NNAMDIIt's historic to have two Horwitzes on the show at the same time. Amazing. And now we have Josh on the phone also.
HORWITZI know, it's a really small world.
NNAMDIThank you very much for your call, Josh. We go onto Carol in Silver Spring, Md. Carol, you're on the air. Go ahead, please.
CAROLHello. As a descendant of a member of the 54th Massachusetts and a retired teacher, I was wondering if Hollywood could -- could it be legislated that Hollywood give a disclaimer at the beginning of these films about the fact that some of this is not true. Has that ever been done?
NNAMDIHas that ever been done in film? I think I seem to remember at the end of some film or another, I've seen some kind of disclaimer.
HORWITZYeah. At the end you'll see this -- yeah. They'll say some things -- some characters have been conflated, some events have been glossed over. I've seen those disclaimers at the end.
HORWITZWell, it seems to be an area where the Web would be useful where, you know, a Web address -- I agree, and this is again why I like -- and historical fiction writers often do this in an afterward, and I think it would be great if Hollywood would do the same. If only on a website that you could go to afterwards and find out, oh, well, that character was invented and this part was taken from the known facts.
NNAMDIBecause Carol, your concern is that the fictionalization of these characters is what people accept as the fact?
CAROLYes. And I've had students come to me and ask me, is this true, is this not true? They really are not -- and with giving that a lot of students don't have the historical background and knowledge, they don't know what is fact. Now, I'd bet ten to one there will be kids that will think that there were vampires at the time of Abraham Lincoln, believe me.

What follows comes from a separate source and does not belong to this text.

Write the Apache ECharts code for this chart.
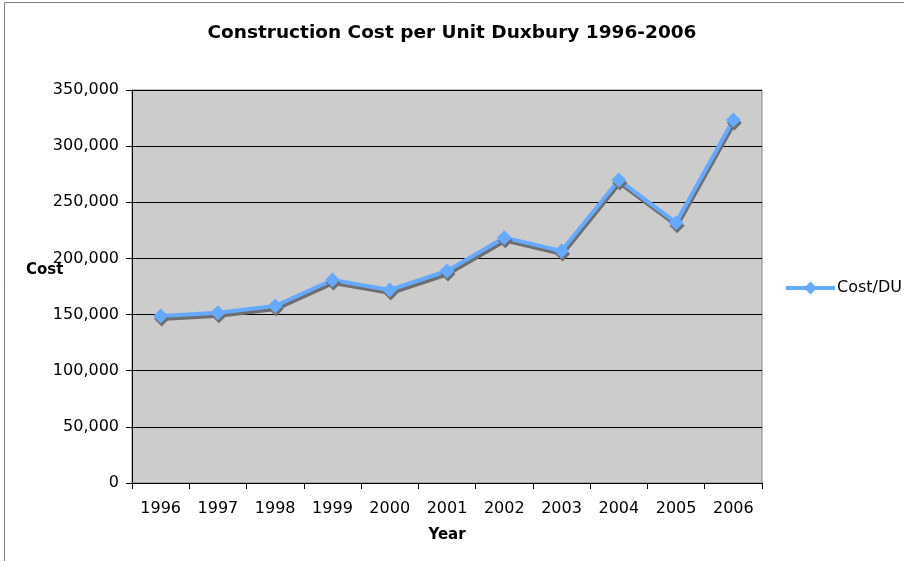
<!DOCTYPE html>
<html>
<head>
<meta charset="utf-8">
<script src="https://cdn.jsdelivr.net/npm/echarts@6/dist/echarts.min.js"></script>
<style>html,body{margin:0;padding:0;background:#fff;}#c{width:904px;height:561px;}</style>
</head>
<body>
<div id="c"></div>
<script>
var years = ['1996','1997','1998','1999','2000','2001','2002','2003','2004','2005','2006'];
var costPerDU = [148700, 151700, 157600, 180800, 171900, 188800, 218500, 206600, 269800, 231800, 323300];
var seriesName = 'Cost/DU';
var titleText = 'Construction Cost per Unit Duxbury 1996-2006';

var font = 'DejaVu Sans, Verdana, sans-serif';
var chart = echarts.init(document.getElementById('c'), null, {renderer: 'canvas'});
chart.setOption({
  animation: false,
  backgroundColor: '#ffffff',
  title: {
    text: titleText,
    left: 'center',
    top: 24,
    padding: 0,
    textStyle: {fontFamily: font, fontSize: 18.5, fontWeight: 'bold', color: '#000'}
  },
  legend: {
    data: [seriesName],
    orient: 'vertical',
    left: 784,
    top: 280,
    padding: 0,
    itemWidth: 49,
    itemHeight: 16,
    lineStyle: {width: 4},
    textStyle: {fontFamily: font, fontSize: 16, color: '#000', padding: [0,0,0,-3]}
  },
  graphic: [
    {type: 'rect', shape: {x: 4.5, y: 2.5, width: 1000, height: 1000}, style: {fill: 'none', stroke: '#808080', lineWidth: 1}, silent: true},
    {type: 'text', left: 26, top: 263, style: {text: 'Cost', font: 'bold 15px DejaVu Sans', fill: '#000'}}
  ],
  grid: {left: 132, right: 142, top: 90, bottom: 78, show: true, backgroundColor: '#cccccc', borderColor: '#808080', borderWidth: 1},
  xAxis: {
    type: 'category',
    data: years,
    boundaryGap: true,
    name: 'Year',
    nameLocation: 'middle',
    nameGap: 45,
    nameTextStyle: {fontFamily: font, fontSize: 15, fontWeight: 'bold', color: '#000'},
    axisLine: {lineStyle: {color: '#000', width: 1}},
    axisTick: {show: true, length: 6, inside: false, lineStyle: {color: '#000'}},
    axisLabel: {fontFamily: font, fontSize: 16, color: '#000', margin: 18},
    splitLine: {show: false}
  },
  yAxis: {
    type: 'value',
    min: 0,
    max: 350000,
    interval: 50000,
    axisLine: {show: true, lineStyle: {color: '#000', width: 1}},
    axisTick: {show: true, length: 6, lineStyle: {color: '#000'}},
    axisLabel: {fontFamily: font, fontSize: 16, color: '#000', margin: 13,
      formatter: function (v) { return v.toLocaleString('en-US'); }},
    splitLine: {show: true, lineStyle: {color: '#000', width: 1}}
  },
  series: [{
    name: seriesName,
    type: 'line',
    data: costPerDU,
    symbol: 'diamond',
    symbolSize: 15,
    lineStyle: {color: '#66aaff', width: 4, shadowColor: 'rgba(110,110,110,1)', shadowBlur: 0, shadowOffsetX: 1, shadowOffsetY: 3},
    itemStyle: {color: '#66aaff', borderWidth: 0, shadowColor: 'rgba(110,110,110,1)', shadowBlur: 0, shadowOffsetX: 1, shadowOffsetY: 3}
  }]
});
</script>
</body>
</html>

HORWITZRight. Please tell your students that Pocahontas and John Smith did not have an affair.
HORWITZShe was ten at the time. This is another one that drives me nuts, that movies...
HORWITZ...keep portraying her as this teenaged hottie. She was ten. If there was anything between them, we don't want to know about it.

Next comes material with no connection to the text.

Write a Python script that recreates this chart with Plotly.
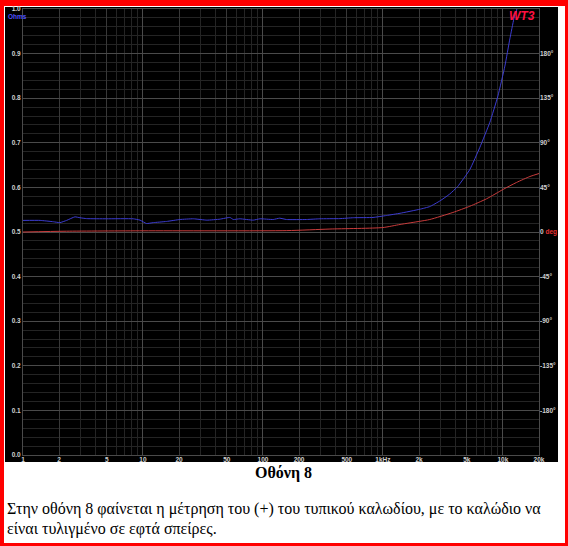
"""
Impedance / phase sweep screenshot (WT3 style) rebuilt with plotly.
"""
import plotly.graph_objects as go

W, H = 568, 546
# plot area in pixels
PL, PR, PT, PB = 23, 539, 9, 455

# impedance curve (Ohms, left axis)
ohm_freq = [1, 1.39, 1.79, 2.03, 2.31, 2.71, 2.98, 3.39, 4.98, 8.3, 9.45,
            10.7, 12.2, 15.7, 20.3, 26.3, 34.1, 43.8, 53.1, 56.6, 64.3, 83.0,
            94.4, 121.7, 138, 157, 230, 298, 438, 567, 827, 1070, 1390, 2030,
            2460, 3000, 3600, 4200, 5300, 6430, 7790, 9090, 10390, 11430,
            12350, 13080, 13800]
ohm_vals = [0.526, 0.526, 0.523, 0.521, 0.526, 0.534, 0.532, 0.530, 0.5296,
            0.5296, 0.5266, 0.519, 0.521, 0.5236, 0.528, 0.5296, 0.5266,
            0.5288, 0.5326, 0.528, 0.5296, 0.5266, 0.5296, 0.528, 0.531,
            0.528, 0.528, 0.5296, 0.530, 0.532, 0.5326, 0.537, 0.542, 0.551,
            0.557, 0.570, 0.585, 0.602, 0.640, 0.690, 0.746, 0.805, 0.872,
            0.933, 0.978, 1.0, 1.03]

# phase curve (degrees, right axis)
deg_freq = [1, 2.3, 10, 158, 362, 1000, 1390, 2030, 2460, 3830, 5300, 7310,
            10060, 13000, 16800, 20000]
deg_vals = [0, 0.8, 1.2, 1.4, 3.0, 4.5, 7.6, 10.8, 12.6, 19.7, 26, 33.5,
            43, 50, 56, 59]

x_tickvals = [1, 2, 5, 10, 20, 50, 100, 200, 500, 1000, 2000, 5000, 10000, 20000]
x_ticktext = ['1', '2', '5', '10', '20', '50', '100', '200', '500', '1kHz',
              '2k', '5k', '10k', '20k']
x_minor = [m * d for d in (1, 10, 100, 1000) for m in (3, 4, 6, 7, 8, 9)]
x_decades = [1, 10, 100, 1000, 10000]

y_tickvals = [0.0, 0.1, 0.2, 0.3, 0.4, 0.5, 0.6, 0.7, 0.8, 0.9, 1.0]
deg_tickvals = [-180, -135, -90, -45, 0, 45, 90, 135, 180]
deg_ticktext = ['-180°', '-135°', '-90°', '-45°',
                "0 <span style='color:#e83030'>deg</span>",
                '45°', '90°', '135°', '180°']

LABEL_FONT = dict(family='Liberation Sans', size=6.5, color='#d0d0d0', weight='bold')
DIM = '#242424'
MID = '#383838'
BRIGHT = '#4a4a4a'


def px2x(px):
    return (px - PL) / (PR - PL)


def py2y(py):
    return (PB - py) / (PB - PT)


fig = go.Figure()

fig.add_trace(go.Scatter(
    x=ohm_freq, y=ohm_vals, mode='lines',
    line=dict(color='#3c3cd0', width=1, shape='spline', smoothing=0.4), name='Ohms'
))
fig.add_trace(go.Scatter(
    x=deg_freq, y=deg_vals, mode='lines', xaxis='x2', yaxis='y2',
    line=dict(color='#c83c3c', width=1, shape='spline', smoothing=0.6), name='deg'
))

# page frame: red border, white page, black screenshot area
fig.add_shape(type='rect', xref='paper', yref='paper', layer='below',
              x0=px2x(0), x1=px2x(W), y0=py2y(H), y1=py2y(0),
              fillcolor='#ff0000', line_width=0)
fig.add_shape(type='rect', xref='paper', yref='paper', layer='below',
              x0=px2x(4), x1=px2x(565), y0=py2y(543), y1=py2y(6),
              fillcolor='white', line_width=0)
fig.add_shape(type='rect', xref='paper', yref='paper', layer='below',
              x0=px2x(5), x1=px2x(558), y0=py2y(462), y1=py2y(7),
              fillcolor='black', line_width=0)

fig.add_annotation(text='Ohms', xref='paper', yref='paper', x=px2x(6), y=py2y(16),
                   xanchor='left', yanchor='middle', showarrow=False,
                   font=dict(family='Liberation Sans', size=6.5, color='#5050ff', weight='bold'))
fig.add_annotation(text='<i>WT3</i>', xref='paper', yref='paper', x=px2x(537), y=py2y(16),
                   xanchor='right', yanchor='middle', showarrow=False,
                   font=dict(family='Liberation Sans', size=12, color='#ff1040', weight='bold'))
fig.add_annotation(text='Οθόνη 8', xref='paper', yref='paper', x=px2x(283), y=py2y(473),
                   xanchor='center', yanchor='middle', showarrow=False,
                   font=dict(family='Liberation Serif', size=16, color='black', weight='bold'))
fig.add_annotation(text='Στην οθόνη 8 φαίνεται η μέτρηση του (+) του τυπικού καλωδίου, με το καλώδιο να',
                   xref='paper', yref='paper', x=px2x(5), y=py2y(509),
                   xanchor='left', yanchor='middle', showarrow=False,
                   font=dict(family='Liberation Serif', size=16, color='black'))
fig.add_annotation(text='είναι τυλιγμένο σε εφτά σπείρες.',
                   xref='paper', yref='paper', x=px2x(5), y=py2y(529),
                   xanchor='left', yanchor='middle', showarrow=False,
                   font=dict(family='Liberation Serif', size=16, color='black'))

fig.update_layout(
    width=W, height=H, autosize=False,
    margin=dict(l=PL, r=W - PR, t=PT, b=H - PB, pad=0),
    paper_bgcolor='white',
    plot_bgcolor='rgba(0,0,0,0)',
    showlegend=False,
    xaxis=dict(
        type='log', range=[0, 4.30103], automargin=False,
        tickmode='array', tickvals=x_tickvals, ticktext=x_ticktext,
        tickfont=LABEL_FONT, ticks='', ticklabelstandoff=-2,
        showgrid=True, gridcolor=MID, gridwidth=1,
        minor=dict(tickmode='array', tickvals=x_minor, showgrid=True, gridcolor=DIM, ticks=''),
        showline=True, linecolor=BRIGHT, mirror=True, zeroline=False,
    ),
    xaxis2=dict(
        type='log', range=[0, 4.30103], overlaying='x', automargin=False,
        tickmode='array', tickvals=x_decades, showticklabels=False, ticks='',
        showgrid=True, gridcolor=BRIGHT, zeroline=False,
    ),
    yaxis=dict(
        range=[0, 1], automargin=False,
        tickmode='array', tickvals=y_tickvals, tickformat='.1f',
        tickfont=LABEL_FONT, ticks='', showgrid=True, gridcolor=BRIGHT,
        minor=dict(dtick=0.02, tick0=0, showgrid=True, gridcolor=DIM, ticks=''),
        showline=True, linecolor=BRIGHT, mirror=True, zeroline=False,
    ),
    yaxis2=dict(
        range=[-225, 225], overlaying='y', side='right', anchor='x2', automargin=False,
        tickmode='array', tickvals=deg_tickvals, ticktext=deg_ticktext,
        tickfont=LABEL_FONT, ticks='', showgrid=False, zeroline=False,
    ),
)

# the page body has an 8px default margin; drop it so the figure sits at 0,0
fig.write_html("out.html", config={'displayModeBar': False},
               post_script="document.body.style.margin = '0';")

NNAMDICarol, thank you very much for your call. We got a comment on our website from Victoria who says, "I think it's important to also consider video games as a gateway drug to history along with films and novels. Games such as "Assassin's Creed," a series set during the third crusade, the renaissance and the American Civil War, or "Civilization," a series that starts in 4,000 BC and continues into the present day are a great way for people to start to learn and get interested in different, possibly lesser known moments in history."
HORWITZI, as a video game know nothing. I can't speak to that. I'm a little old school here. I think Risk and Diplomacy, good old board games...

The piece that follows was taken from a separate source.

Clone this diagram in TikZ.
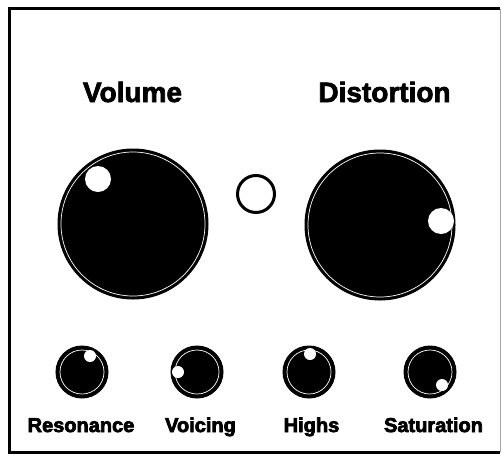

HORWITZRight. Right. Right.
HORWITZ...even Stratego are good ways to turn kids onto that.
HORWITZYeah. I mean, here's what I'd say. Here's what I'd say. I think that in the cultural education of a child or a young adult, the more things you put them in contact with, the better off you are, because you never know what's going to take. You never know what they're going to pick up on later on life. And that's true of different kinds of art, that's true of different subjects in school, it's true of certainly movies and books. I would have to say that from my own experience, having owned several children when I -- before they grew up and left, is, you know, some -- yeah.
HORWITZFor every one or two kids that says, hmm, Charlemagne, I wonder who he was, you're gonna find another like probably 500 who just don't care and they just want to kill him.
NNAMDIMurray Horwitz. He's a film historian, playwright, and author. Currently the director of development for the Washington Performing Arts Society, formerly serving as the Director of the American Film Institute's Silver Theater and Cultural Center, and is the vice president for cultural programming at NPR. Murray, thank you for joining us.
HORWITZThank you, Kojo. What a pleasure.
NNAMDITony Horwitz is a Pulitzer Prize-winning journalist and author. His books include "Confederates in the Attic," and "Midnight Rising: John Brown and the Raid that Sparked the Civil War." Tony, good to see you again.
HORWITZThank you. Murray and I are gonna go talk about Uncle Mort now.
NNAMDIThank you all for listening. I'm Kojo Nnamdi.